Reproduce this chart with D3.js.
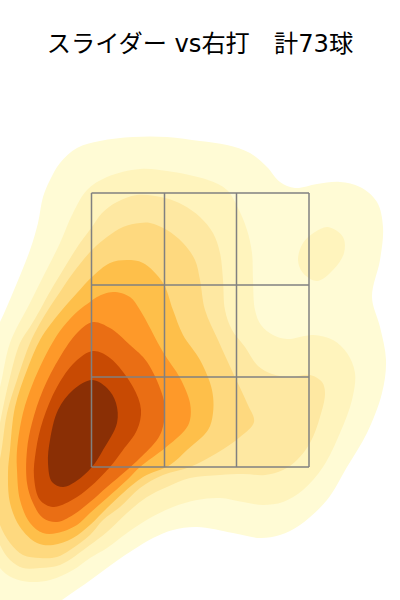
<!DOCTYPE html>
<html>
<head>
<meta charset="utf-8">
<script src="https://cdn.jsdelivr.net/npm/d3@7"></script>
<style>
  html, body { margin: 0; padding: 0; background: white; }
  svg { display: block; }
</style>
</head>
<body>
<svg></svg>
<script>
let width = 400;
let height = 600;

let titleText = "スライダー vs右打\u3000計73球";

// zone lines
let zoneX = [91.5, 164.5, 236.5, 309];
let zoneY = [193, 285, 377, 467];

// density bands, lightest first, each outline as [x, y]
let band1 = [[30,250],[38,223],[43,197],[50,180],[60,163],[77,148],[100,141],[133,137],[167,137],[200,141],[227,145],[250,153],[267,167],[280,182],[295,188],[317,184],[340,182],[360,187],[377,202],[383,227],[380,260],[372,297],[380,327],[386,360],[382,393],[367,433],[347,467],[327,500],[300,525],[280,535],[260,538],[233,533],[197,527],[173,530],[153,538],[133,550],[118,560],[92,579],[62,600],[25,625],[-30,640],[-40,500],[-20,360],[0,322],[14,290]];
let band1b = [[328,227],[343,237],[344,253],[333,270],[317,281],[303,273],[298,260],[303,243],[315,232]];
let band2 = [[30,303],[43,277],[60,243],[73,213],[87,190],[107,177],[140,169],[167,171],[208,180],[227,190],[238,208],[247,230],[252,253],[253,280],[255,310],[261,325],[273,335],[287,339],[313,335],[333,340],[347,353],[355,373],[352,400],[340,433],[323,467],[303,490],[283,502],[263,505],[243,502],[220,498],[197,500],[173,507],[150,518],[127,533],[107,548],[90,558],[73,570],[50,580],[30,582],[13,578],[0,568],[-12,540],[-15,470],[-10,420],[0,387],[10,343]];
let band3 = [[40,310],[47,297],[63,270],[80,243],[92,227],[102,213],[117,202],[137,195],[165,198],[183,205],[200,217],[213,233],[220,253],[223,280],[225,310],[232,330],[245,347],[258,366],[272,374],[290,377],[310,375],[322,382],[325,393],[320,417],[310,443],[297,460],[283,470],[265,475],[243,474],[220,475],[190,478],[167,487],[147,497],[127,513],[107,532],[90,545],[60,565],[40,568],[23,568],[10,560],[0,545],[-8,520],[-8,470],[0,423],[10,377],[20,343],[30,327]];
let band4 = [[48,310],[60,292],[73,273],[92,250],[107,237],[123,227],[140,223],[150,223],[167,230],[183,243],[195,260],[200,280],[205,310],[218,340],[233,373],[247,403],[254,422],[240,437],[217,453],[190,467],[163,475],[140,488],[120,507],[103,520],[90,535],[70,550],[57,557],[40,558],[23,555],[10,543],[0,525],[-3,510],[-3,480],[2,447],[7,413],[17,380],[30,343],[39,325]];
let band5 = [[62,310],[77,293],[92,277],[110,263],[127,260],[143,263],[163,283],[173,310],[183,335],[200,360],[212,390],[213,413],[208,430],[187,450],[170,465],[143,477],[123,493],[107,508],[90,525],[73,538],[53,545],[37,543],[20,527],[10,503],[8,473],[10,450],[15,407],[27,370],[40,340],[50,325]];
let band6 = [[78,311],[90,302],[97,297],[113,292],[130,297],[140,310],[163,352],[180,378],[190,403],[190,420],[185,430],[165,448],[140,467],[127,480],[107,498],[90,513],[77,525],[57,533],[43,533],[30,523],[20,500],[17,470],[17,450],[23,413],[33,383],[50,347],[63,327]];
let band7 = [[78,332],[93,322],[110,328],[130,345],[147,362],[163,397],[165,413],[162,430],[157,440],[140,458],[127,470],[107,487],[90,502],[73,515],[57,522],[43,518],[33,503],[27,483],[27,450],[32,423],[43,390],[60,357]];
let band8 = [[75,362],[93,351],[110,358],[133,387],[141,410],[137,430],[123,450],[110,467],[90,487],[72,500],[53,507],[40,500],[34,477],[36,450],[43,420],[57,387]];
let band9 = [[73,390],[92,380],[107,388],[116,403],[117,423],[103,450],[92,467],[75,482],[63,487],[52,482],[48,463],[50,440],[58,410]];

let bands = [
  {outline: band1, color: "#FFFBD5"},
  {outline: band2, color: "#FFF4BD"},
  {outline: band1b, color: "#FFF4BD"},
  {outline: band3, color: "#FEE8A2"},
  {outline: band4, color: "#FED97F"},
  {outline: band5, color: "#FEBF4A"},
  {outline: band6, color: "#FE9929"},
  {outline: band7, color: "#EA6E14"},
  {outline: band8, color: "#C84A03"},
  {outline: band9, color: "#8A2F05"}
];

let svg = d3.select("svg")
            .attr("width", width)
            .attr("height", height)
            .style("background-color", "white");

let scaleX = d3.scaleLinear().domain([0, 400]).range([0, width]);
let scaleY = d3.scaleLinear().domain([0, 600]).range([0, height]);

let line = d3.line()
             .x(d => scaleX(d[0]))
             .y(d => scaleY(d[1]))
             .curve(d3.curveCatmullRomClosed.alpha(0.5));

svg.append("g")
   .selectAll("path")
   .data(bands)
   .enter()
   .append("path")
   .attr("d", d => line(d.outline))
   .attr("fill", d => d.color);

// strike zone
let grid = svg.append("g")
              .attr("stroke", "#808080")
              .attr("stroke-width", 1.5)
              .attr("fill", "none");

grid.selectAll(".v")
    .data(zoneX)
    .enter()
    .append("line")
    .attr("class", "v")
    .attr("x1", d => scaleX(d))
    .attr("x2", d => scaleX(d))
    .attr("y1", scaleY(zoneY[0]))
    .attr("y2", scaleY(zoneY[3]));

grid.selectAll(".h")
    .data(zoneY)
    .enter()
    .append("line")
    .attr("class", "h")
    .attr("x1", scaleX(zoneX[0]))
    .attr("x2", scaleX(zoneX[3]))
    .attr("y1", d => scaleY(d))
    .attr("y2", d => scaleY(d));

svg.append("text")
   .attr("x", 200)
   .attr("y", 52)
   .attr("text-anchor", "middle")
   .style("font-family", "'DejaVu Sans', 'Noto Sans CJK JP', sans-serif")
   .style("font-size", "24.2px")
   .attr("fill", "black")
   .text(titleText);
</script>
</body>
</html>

### TASK BRIEF
Retype the data above exactly; pictures are not part of the copy.

### RESULT OF THE EXERCISE
Reproduce this chart with D3.js.
<!DOCTYPE html>
<html>
<head>
<meta charset="utf-8">
<script src="https://cdn.jsdelivr.net/npm/d3@7"></script>
<style>
  html, body { margin: 0; padding: 0; background: white; }
  svg { display: block; }
</style>
</head>
<body>
<svg></svg>
<script>
let width = 400;
let height = 600;

let titleText = "スライダー vs右打\u3000計73球";

// zone lines
let zoneX = [91.5, 164.5, 236.5, 309];
let zoneY = [193, 285, 377, 467];

// density bands, lightest first, each outline as [x, y]
let band1 = [[30,250],[38,223],[43,197],[50,180],[60,163],[77,148],[100,141],[133,137],[167,137],[200,141],[227,145],[250,153],[267,167],[280,182],[295,188],[317,184],[340,182],[360,187],[377,202],[383,227],[380,260],[372,297],[380,327],[386,360],[382,393],[367,433],[347,467],[327,500],[300,525],[280,535],[260,538],[233,533],[197,527],[173,530],[153,538],[133,550],[118,560],[92,579],[62,600],[25,625],[-30,640],[-40,500],[-20,360],[0,322],[14,290]];
let band1b = [[328,227],[343,237],[344,253],[333,270],[317,281],[303,273],[298,260],[303,243],[315,232]];
let band2 = [[30,303],[43,277],[60,243],[73,213],[87,190],[107,177],[140,169],[167,171],[208,180],[227,190],[238,208],[247,230],[252,253],[253,280],[255,310],[261,325],[273,335],[287,339],[313,335],[333,340],[347,353],[355,373],[352,400],[340,433],[323,467],[303,490],[283,502],[263,505],[243,502],[220,498],[197,500],[173,507],[150,518],[127,533],[107,548],[90,558],[73,570],[50,580],[30,582],[13,578],[0,568],[-12,540],[-15,470],[-10,420],[0,387],[10,343]];
let band3 = [[40,310],[47,297],[63,270],[80,243],[92,227],[102,213],[117,202],[137,195],[165,198],[183,205],[200,217],[213,233],[220,253],[223,280],[225,310],[232,330],[245,347],[258,366],[272,374],[290,377],[310,375],[322,382],[325,393],[320,417],[310,443],[297,460],[283,470],[265,475],[243,474],[220,475],[190,478],[167,487],[147,497],[127,513],[107,532],[90,545],[60,565],[40,568],[23,568],[10,560],[0,545],[-8,520],[-8,470],[0,423],[10,377],[20,343],[30,327]];
let band4 = [[48,310],[60,292],[73,273],[92,250],[107,237],[123,227],[140,223],[150,223],[167,230],[183,243],[195,260],[200,280],[205,310],[218,340],[233,373],[247,403],[254,422],[240,437],[217,453],[190,467],[163,475],[140,488],[120,507],[103,520],[90,535],[70,550],[57,557],[40,558],[23,555],[10,543],[0,525],[-3,510],[-3,480],[2,447],[7,413],[17,380],[30,343],[39,325]];
let band5 = [[62,310],[77,293],[92,277],[110,263],[127,260],[143,263],[163,283],[173,310],[183,335],[200,360],[212,390],[213,413],[208,430],[187,450],[170,465],[143,477],[123,493],[107,508],[90,525],[73,538],[53,545],[37,543],[20,527],[10,503],[8,473],[10,450],[15,407],[27,370],[40,340],[50,325]];
let band6 = [[78,311],[90,302],[97,297],[113,292],[130,297],[140,310],[163,352],[180,378],[190,403],[190,420],[185,430],[165,448],[140,467],[127,480],[107,498],[90,513],[77,525],[57,533],[43,533],[30,523],[20,500],[17,470],[17,450],[23,413],[33,383],[50,347],[63,327]];
let band7 = [[78,332],[93,322],[110,328],[130,345],[147,362],[163,397],[165,413],[162,430],[157,440],[140,458],[127,470],[107,487],[90,502],[73,515],[57,522],[43,518],[33,503],[27,483],[27,450],[32,423],[43,390],[60,357]];
let band8 = [[75,362],[93,351],[110,358],[133,387],[141,410],[137,430],[123,450],[110,467],[90,487],[72,500],[53,507],[40,500],[34,477],[36,450],[43,420],[57,387]];
let band9 = [[73,390],[92,380],[107,388],[116,403],[117,423],[103,450],[92,467],[75,482],[63,487],[52,482],[48,463],[50,440],[58,410]];

let bands = [
  {outline: band1, color: "#FFFBD5"},
  {outline: band2, color: "#FFF4BD"},
  {outline: band1b, color: "#FFF4BD"},
  {outline: band3, color: "#FEE8A2"},
  {outline: band4, color: "#FED97F"},
  {outline: band5, color: "#FEBF4A"},
  {outline: band6, color: "#FE9929"},
  {outline: band7, color: "#EA6E14"},
  {outline: band8, color: "#C84A03"},
  {outline: band9, color: "#8A2F05"}
];

let svg = d3.select("svg")
            .attr("width", width)
            .attr("height", height)
            .style("background-color", "white");

let scaleX = d3.scaleLinear().domain([0, 400]).range([0, width]);
let scaleY = d3.scaleLinear().domain([0, 600]).range([0, height]);

let line = d3.line()
             .x(d => scaleX(d[0]))
             .y(d => scaleY(d[1]))
             .curve(d3.curveCatmullRomClosed.alpha(0.5));

svg.append("g")
   .selectAll("path")
   .data(bands)
   .enter()
   .append("path")
   .attr("d", d => line(d.outline))
   .attr("fill", d => d.color);

// strike zone
let grid = svg.append("g")
              .attr("stroke", "#808080")
              .attr("stroke-width", 1.5)
              .attr("fill", "none");

grid.selectAll(".v")
    .data(zoneX)
    .enter()
    .append("line")
    .attr("class", "v")
    .attr("x1", d => scaleX(d))
    .attr("x2", d => scaleX(d))
    .attr("y1", scaleY(zoneY[0]))
    .attr("y2", scaleY(zoneY[3]));

grid.selectAll(".h")
    .data(zoneY)
    .enter()
    .append("line")
    .attr("class", "h")
    .attr("x1", scaleX(zoneX[0]))
    .attr("x2", scaleX(zoneX[3]))
    .attr("y1", d => scaleY(d))
    .attr("y2", d => scaleY(d));

svg.append("text")
   .attr("x", 200)
   .attr("y", 52)
   .attr("text-anchor", "middle")
   .style("font-family", "'DejaVu Sans', 'Noto Sans CJK JP', sans-serif")
   .style("font-size", "24.2px")
   .attr("fill", "black")
   .text(titleText);
</script>
</body>
</html>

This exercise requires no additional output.